Das Vorhaben soll die bereits laufenden Kampagnen des Gewerkschaftsbundes ("Vergiss nie, hier arbeitet einen Mensch") und die EVG-Aktion "sicher unterwegs" ergänzen. Verkehrsminister Volker Wissing (FDP) erhofft sich dadurch ein "Signal an die Gesellschaft" und mehr Schutz für die Betroffenen. "Es macht etwas mit Menschen, am Arbeitsplatz so angegangen zu werden. Offensichtlich fehlt bei manchen das Gespür, dass sie es bei Bahnmitarbeiterinnen und Bahnmitarbeitern mit Menschen zu tun haben", sagt er.
Doch gutes Zureden allein ist der Gewerkschaft EVG nicht genug.
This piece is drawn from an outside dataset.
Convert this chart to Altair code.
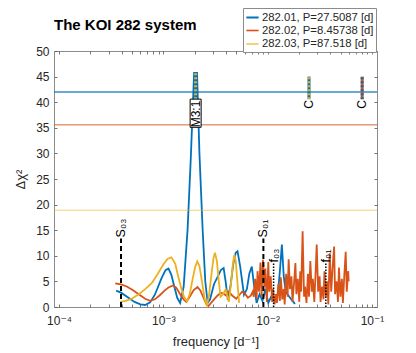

Sie fordert darüber hinaus den Einsatz von Bodycams, also kleinen Kameras an den Uniformen der Mitarbeiterinnen und Mitarbeiter. Anders als zum Beispiel bei der Polizei sollen die Aufnahmen erst in kritischen Konfliktsituationen eingeschaltet werden.
Ein Test auf der Schwarzwaldbahn lief laut Hans-Hilmar Rischke, Leiter der DB-Konzernsicherheit, bereits zufriedenstellend: "Erste Konfliktsituationen konnten allein mit dem Hinweis des Mitarbeiters, er werde die Kamera jetzt einschalten, deeskaliert werden." Verkehrsminister Wissing zeigte sich zuletzt offen für den Vorstoß: "Jeder ist auf Mobilität angewiesen und jeder ist darauf angewiesen, dass diejenigen, die sie täglich organisieren, das auch in Zukunft gerne und motiviert tun."
Weiterer Schwerpunkt: die Videoüberwachung. Die Bahn will die Zahl der Kameras in ihren Bahnhöfen bis 2024 von aktuell 9000 auf 11.000 erhöhen. Darüber hinaus sollen die Beschäftigen in "Deeskalationstrainings" besser auf Konflikte vorbereitet werden.